L’art. 11 del D.lgs. 11/2010 stabilisce che il prestatore dei servizi di pagamento è tenuto a rimborsare l’importo sottratto alla vittima mediante un’operazione di pagamento da questa non autorizzata. La persona che intende far valere le proprie ragioni deve in primo luogo comunicare all’istituto di pagamento di non aver autorizzato l’operazione contestata. Se la banca non riconoscesse la propria responsabilità e negasse il rimborso, il soggetto truffato dovrebbe adire le vie legali per tutelare le proprie ragioni. Si fa presente che prima di esercitare in giudizio un’azione relativa a una controversia in materia di contratti bancari, l’interessato deve esperire il procedimento di mediazione obbligatoria, che costituisce una condizione di procedibilità della domanda giudiziale. Una possibile alternativa alla proposizione di una domanda giudiziale è il ricorso all’Arbitro Bancario Finanziario (ABF), strumento di risoluzione alternativa delle controversie (stragiudiziale, appunto) che può essere adito previa dimostrazione, da parte del correntista, di aver tentato di risolvere la controversia con l’istituto di pagamento tramite reclamo scritto non andato a buon fine. Se la decisione dell’ABF (non vincolante) non è ritenuta soddisfacente dalle parti, queste possono adire l’autorità giudiziaria senza esperire la mediazione obbligatoria, in quanto il ricorso all’ABF fa venir meno tale obbligo.
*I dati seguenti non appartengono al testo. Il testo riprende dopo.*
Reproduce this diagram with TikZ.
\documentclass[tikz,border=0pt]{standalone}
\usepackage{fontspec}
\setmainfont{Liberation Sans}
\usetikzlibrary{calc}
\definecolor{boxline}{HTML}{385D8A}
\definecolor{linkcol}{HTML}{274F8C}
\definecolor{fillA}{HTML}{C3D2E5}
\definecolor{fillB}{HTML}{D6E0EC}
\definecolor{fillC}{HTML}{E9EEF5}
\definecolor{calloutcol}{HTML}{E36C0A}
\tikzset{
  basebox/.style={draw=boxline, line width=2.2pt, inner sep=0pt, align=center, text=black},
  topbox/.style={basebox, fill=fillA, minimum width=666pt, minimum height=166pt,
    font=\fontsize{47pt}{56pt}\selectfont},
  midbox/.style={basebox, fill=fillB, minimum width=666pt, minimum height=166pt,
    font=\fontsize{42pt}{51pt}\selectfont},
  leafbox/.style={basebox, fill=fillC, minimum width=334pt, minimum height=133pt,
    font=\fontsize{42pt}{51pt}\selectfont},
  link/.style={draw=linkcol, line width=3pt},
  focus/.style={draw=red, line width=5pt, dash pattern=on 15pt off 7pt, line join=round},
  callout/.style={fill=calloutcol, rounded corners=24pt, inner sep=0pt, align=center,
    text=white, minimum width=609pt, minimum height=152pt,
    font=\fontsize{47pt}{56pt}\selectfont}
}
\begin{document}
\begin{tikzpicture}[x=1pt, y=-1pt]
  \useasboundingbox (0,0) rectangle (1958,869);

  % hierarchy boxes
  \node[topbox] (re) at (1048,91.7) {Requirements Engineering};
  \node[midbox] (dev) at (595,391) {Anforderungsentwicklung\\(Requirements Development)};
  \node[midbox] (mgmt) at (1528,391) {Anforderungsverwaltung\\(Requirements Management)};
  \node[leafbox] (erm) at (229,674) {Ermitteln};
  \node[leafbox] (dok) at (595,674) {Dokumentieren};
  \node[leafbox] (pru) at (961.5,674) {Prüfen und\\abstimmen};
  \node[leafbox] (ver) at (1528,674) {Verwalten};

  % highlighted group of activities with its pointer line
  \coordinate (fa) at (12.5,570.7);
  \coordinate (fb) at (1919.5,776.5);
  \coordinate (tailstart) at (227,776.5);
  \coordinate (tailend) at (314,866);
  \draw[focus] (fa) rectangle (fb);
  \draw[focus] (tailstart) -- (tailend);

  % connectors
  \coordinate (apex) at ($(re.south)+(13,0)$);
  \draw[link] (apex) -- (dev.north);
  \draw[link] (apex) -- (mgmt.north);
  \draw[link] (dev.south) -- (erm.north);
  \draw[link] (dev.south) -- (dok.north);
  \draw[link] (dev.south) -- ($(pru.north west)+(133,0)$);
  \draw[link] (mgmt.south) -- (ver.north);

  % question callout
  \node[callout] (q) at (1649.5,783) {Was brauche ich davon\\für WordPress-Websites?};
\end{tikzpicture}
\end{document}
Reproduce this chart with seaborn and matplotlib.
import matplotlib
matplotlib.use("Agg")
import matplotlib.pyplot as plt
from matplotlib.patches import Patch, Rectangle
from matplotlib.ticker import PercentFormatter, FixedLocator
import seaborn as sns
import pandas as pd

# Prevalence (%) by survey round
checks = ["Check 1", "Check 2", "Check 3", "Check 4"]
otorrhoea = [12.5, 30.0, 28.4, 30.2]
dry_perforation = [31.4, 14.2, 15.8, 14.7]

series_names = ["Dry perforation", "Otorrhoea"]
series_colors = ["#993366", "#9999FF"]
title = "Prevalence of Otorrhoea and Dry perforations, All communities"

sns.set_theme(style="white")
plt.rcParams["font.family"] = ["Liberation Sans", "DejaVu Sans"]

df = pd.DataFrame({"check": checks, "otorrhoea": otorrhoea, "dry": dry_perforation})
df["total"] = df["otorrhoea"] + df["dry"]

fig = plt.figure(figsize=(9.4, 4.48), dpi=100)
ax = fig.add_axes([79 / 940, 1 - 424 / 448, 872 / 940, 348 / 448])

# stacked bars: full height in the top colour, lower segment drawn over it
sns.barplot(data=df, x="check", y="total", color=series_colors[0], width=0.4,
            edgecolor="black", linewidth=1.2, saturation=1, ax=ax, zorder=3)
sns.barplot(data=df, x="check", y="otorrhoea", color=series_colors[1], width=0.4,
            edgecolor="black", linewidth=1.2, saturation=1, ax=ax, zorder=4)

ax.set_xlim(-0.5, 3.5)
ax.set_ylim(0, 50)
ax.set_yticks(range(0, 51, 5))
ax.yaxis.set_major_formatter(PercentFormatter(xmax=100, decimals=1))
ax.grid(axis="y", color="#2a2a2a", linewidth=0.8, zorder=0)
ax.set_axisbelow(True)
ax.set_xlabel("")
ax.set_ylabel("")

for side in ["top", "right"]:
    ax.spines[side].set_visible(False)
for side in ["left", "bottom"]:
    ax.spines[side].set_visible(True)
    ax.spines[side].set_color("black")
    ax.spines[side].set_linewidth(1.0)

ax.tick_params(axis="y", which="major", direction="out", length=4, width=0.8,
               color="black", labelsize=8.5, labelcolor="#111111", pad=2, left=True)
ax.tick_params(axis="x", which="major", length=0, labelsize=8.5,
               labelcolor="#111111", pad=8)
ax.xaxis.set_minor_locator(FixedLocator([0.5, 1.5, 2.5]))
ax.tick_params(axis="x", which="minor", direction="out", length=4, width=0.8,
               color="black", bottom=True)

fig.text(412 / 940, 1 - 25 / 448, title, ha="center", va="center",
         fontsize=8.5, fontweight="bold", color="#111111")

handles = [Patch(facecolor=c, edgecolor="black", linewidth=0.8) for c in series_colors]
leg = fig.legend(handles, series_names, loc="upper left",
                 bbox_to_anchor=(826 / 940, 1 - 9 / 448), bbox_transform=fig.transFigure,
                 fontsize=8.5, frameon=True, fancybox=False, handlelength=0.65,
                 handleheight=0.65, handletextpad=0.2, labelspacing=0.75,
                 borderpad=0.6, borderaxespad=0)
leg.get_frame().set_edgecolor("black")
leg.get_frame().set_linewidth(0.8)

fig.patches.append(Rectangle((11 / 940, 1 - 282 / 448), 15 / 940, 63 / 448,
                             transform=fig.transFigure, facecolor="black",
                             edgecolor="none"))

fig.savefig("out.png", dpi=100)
A conferma del fatto che i consumatori sono subissati da questi tentativi di truffa, posti in essere mediante e-mail o semplici sms, riportiamo il caso di una nostra associata che, semplicemente cliccando su un link, ha subito compreso che così facendo aveva, del tutto involontariamente, comunicato i propri codici di accesso ai truffatori. Solo un pronto contatto con il proprio istituto di credito ha permesso di evitare che dal conto venissero effettuati dei prelievi. Sapere come agire è quindi fondamentale per evitare o quantomeno limitare il danno.